Given exercise.
Copy out all lines of the records in which the word "chart" appears.

Data listing.
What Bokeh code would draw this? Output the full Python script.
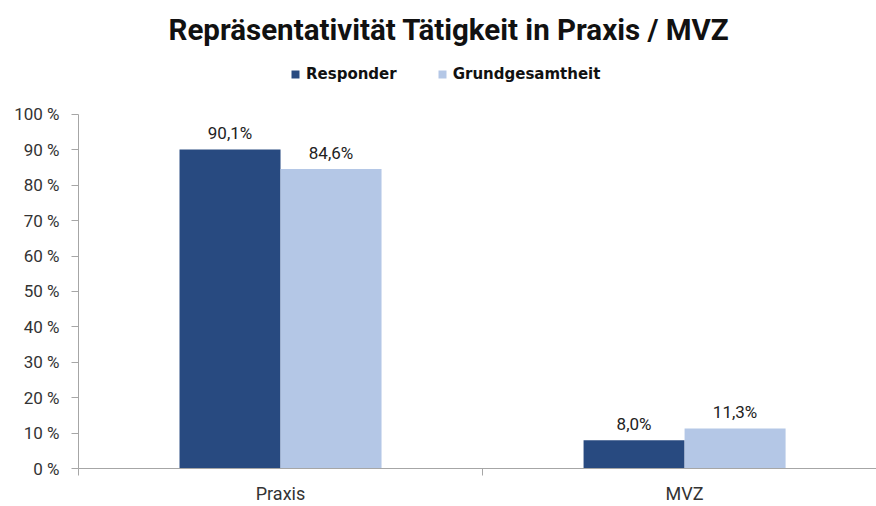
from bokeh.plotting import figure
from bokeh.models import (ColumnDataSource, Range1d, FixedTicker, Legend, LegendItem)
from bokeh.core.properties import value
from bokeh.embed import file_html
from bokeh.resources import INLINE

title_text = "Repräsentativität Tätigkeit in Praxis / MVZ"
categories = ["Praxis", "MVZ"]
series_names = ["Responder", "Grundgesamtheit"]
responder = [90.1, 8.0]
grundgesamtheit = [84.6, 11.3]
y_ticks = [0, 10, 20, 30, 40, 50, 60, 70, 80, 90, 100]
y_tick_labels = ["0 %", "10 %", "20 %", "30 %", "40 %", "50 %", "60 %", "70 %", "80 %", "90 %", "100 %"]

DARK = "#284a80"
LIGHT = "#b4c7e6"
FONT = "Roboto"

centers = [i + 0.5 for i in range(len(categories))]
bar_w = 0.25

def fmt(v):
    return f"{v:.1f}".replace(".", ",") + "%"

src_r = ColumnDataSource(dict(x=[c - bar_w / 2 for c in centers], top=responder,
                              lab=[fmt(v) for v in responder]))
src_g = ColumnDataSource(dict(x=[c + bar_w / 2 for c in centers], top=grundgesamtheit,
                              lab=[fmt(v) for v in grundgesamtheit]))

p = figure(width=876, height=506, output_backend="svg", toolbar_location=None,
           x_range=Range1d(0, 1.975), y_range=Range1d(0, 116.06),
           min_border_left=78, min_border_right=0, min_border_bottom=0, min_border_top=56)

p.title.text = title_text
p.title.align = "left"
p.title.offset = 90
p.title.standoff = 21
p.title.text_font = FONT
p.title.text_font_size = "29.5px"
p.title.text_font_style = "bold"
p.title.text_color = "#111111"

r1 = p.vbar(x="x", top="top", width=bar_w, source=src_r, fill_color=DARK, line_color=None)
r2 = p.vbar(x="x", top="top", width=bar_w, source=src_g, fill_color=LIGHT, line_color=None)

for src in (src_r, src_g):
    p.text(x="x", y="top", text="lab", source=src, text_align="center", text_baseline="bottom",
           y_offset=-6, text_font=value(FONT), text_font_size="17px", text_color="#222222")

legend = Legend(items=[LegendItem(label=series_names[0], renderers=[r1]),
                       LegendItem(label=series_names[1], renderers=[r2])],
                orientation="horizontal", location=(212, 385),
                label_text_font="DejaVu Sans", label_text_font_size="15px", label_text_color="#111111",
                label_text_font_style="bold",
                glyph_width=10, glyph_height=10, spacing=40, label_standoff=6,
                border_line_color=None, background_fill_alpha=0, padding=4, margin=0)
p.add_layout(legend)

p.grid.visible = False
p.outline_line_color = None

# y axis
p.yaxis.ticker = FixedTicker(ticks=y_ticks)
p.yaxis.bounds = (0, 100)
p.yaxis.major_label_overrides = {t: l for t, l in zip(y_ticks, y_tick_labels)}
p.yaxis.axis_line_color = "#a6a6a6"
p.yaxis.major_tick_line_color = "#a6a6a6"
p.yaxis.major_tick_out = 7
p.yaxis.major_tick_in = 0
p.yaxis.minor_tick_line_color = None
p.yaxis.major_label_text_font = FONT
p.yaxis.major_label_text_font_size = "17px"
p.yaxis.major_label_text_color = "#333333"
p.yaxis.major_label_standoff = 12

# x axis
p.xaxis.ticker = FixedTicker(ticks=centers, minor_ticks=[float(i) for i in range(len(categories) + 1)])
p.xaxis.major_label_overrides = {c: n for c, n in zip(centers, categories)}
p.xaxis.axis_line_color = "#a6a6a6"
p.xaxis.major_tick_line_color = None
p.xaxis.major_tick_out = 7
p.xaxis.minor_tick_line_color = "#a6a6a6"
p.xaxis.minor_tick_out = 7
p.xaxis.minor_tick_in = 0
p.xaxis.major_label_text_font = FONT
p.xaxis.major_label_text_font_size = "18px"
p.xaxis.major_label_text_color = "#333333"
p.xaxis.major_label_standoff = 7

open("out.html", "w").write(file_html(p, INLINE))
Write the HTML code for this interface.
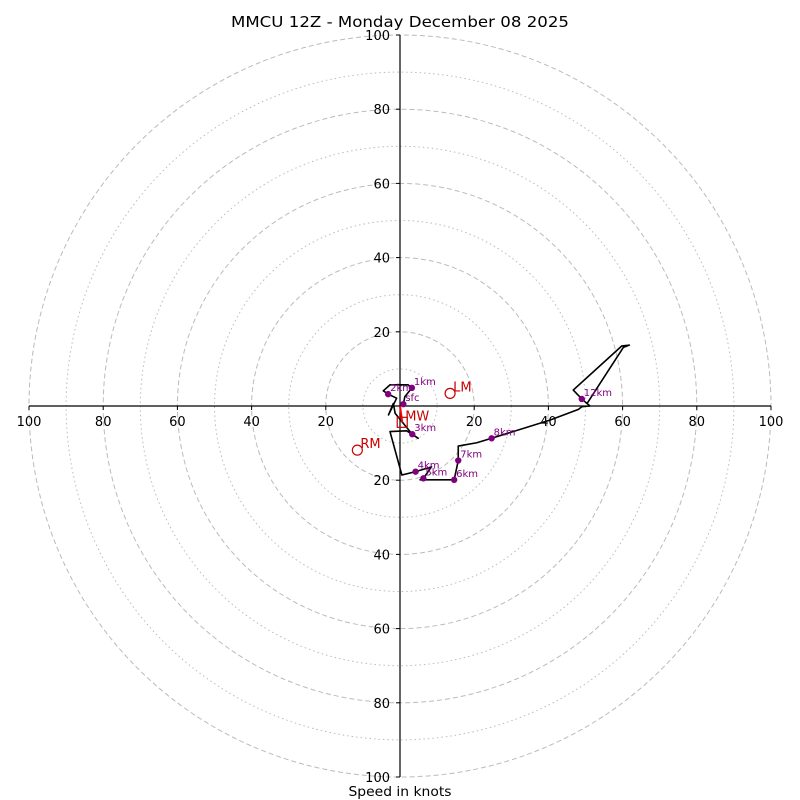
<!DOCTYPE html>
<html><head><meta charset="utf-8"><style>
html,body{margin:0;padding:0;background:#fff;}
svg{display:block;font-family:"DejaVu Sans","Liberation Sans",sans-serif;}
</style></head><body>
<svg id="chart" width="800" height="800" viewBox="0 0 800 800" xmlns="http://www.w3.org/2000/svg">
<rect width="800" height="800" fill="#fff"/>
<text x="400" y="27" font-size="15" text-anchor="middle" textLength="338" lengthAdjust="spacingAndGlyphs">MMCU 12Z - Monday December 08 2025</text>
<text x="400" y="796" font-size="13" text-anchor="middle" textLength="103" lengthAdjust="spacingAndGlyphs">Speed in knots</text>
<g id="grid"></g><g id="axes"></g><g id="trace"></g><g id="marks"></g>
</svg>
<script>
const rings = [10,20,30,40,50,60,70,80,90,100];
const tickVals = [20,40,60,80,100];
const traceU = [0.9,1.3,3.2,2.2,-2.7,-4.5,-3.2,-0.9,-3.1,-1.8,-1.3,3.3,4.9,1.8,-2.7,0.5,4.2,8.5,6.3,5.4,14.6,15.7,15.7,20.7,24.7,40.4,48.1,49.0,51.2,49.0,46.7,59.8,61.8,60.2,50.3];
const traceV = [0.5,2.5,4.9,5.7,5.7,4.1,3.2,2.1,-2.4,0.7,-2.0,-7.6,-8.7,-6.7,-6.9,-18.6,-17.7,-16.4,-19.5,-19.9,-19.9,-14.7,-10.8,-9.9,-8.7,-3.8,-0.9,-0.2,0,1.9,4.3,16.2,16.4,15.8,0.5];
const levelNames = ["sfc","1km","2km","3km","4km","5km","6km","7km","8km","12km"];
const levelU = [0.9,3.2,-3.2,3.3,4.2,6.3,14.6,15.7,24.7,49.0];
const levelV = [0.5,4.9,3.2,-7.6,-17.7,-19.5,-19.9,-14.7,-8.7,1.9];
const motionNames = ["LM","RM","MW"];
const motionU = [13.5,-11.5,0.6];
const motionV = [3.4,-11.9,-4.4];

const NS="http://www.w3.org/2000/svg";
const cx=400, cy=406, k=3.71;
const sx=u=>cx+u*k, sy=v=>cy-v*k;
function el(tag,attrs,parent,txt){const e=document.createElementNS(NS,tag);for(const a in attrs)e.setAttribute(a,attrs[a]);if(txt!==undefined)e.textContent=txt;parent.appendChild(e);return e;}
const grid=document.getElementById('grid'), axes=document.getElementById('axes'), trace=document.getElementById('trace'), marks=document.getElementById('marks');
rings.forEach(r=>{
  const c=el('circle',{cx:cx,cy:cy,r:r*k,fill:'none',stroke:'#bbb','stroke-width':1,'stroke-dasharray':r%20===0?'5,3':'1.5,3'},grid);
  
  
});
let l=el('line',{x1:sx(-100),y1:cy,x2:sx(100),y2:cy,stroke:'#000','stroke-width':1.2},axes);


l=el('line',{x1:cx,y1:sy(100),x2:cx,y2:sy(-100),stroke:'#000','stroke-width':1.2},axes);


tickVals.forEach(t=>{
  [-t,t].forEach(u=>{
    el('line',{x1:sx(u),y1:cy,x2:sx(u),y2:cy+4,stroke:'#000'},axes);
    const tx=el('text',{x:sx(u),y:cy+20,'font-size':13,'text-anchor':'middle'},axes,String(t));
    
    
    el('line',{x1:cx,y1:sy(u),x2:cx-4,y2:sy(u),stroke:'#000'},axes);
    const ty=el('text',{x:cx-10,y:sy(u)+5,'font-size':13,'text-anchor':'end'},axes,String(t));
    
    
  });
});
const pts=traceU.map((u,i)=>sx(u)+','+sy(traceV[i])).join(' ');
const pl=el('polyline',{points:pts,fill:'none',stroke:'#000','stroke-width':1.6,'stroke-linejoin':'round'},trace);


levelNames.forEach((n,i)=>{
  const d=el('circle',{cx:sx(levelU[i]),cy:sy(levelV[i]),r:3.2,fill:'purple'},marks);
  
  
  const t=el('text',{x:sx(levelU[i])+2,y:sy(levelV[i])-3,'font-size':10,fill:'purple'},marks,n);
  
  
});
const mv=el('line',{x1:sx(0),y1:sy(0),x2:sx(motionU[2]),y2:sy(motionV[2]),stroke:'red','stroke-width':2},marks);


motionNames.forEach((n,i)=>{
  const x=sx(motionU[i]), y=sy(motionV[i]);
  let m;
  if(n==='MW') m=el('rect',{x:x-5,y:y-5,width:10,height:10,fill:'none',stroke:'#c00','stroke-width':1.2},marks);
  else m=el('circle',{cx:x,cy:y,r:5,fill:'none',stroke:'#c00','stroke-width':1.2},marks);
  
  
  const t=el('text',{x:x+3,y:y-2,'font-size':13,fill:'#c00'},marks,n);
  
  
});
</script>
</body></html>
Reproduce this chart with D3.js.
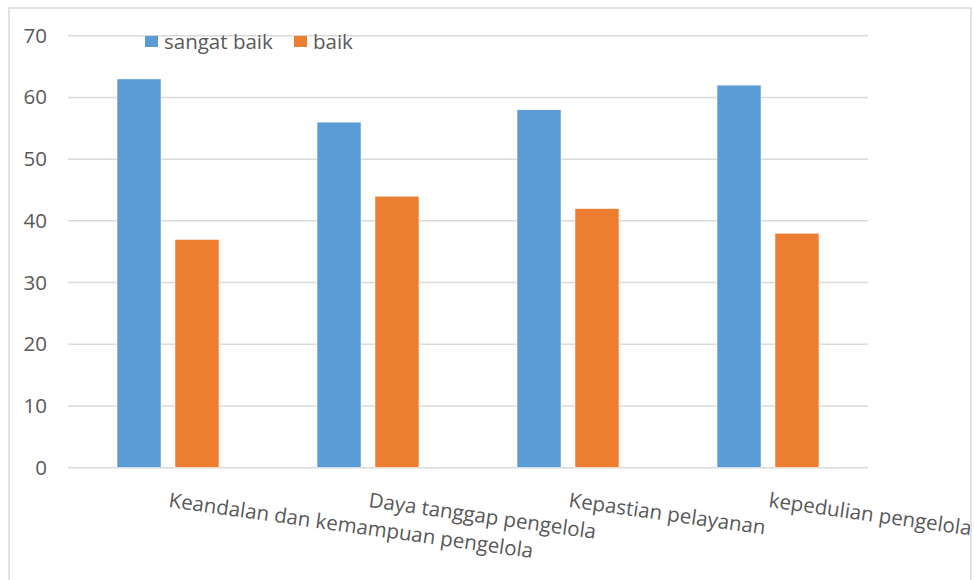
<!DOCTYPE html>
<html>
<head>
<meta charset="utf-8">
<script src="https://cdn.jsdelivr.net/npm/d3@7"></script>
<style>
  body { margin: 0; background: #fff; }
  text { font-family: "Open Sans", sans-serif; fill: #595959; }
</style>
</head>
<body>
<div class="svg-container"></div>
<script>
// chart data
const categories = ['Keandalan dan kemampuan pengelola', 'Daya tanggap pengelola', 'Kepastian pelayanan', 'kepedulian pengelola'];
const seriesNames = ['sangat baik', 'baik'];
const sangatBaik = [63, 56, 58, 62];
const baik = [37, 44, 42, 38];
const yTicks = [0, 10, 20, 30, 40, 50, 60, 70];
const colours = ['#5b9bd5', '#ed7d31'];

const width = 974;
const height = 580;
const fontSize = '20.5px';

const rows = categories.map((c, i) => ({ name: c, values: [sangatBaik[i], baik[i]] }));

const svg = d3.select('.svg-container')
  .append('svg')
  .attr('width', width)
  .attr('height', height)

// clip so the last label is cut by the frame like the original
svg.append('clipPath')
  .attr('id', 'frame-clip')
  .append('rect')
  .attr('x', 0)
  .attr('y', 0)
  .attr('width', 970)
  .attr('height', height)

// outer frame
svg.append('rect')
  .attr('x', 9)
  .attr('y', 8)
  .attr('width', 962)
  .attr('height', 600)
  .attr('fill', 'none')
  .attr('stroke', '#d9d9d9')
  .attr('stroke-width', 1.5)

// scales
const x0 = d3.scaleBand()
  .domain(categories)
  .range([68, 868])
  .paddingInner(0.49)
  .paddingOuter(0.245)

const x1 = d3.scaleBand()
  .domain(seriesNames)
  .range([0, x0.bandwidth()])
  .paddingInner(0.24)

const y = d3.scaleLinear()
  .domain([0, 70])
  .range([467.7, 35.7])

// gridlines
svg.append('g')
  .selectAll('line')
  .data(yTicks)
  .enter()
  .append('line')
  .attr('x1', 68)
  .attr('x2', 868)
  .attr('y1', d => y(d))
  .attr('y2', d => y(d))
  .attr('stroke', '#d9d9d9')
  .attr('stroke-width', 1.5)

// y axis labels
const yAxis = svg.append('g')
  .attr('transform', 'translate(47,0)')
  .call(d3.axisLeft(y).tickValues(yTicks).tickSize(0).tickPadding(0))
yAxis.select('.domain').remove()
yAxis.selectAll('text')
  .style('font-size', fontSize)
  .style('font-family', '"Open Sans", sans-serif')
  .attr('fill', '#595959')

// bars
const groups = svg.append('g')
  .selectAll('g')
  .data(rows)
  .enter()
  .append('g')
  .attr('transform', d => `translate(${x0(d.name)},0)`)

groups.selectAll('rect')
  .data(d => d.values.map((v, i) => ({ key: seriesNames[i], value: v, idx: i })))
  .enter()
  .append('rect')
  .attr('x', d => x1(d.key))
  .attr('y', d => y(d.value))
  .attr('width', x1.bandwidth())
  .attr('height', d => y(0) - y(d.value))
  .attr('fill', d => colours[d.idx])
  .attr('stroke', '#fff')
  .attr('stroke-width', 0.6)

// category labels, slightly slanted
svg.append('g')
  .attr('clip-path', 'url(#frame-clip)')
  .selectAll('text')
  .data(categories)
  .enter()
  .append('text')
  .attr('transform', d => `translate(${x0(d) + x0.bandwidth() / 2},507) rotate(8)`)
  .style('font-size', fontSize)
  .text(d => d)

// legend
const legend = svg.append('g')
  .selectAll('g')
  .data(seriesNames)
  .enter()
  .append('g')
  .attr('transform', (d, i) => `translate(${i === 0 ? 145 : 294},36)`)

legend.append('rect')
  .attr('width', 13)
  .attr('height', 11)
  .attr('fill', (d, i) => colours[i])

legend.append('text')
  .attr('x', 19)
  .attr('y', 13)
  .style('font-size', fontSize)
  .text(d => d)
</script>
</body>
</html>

Exercise result.
<svg id="chart" width="800" height="800" viewBox="0 0 800 800" xmlns="http://www.w3.org/2000/svg">
Reproduce this chart with D3.js.
// chart data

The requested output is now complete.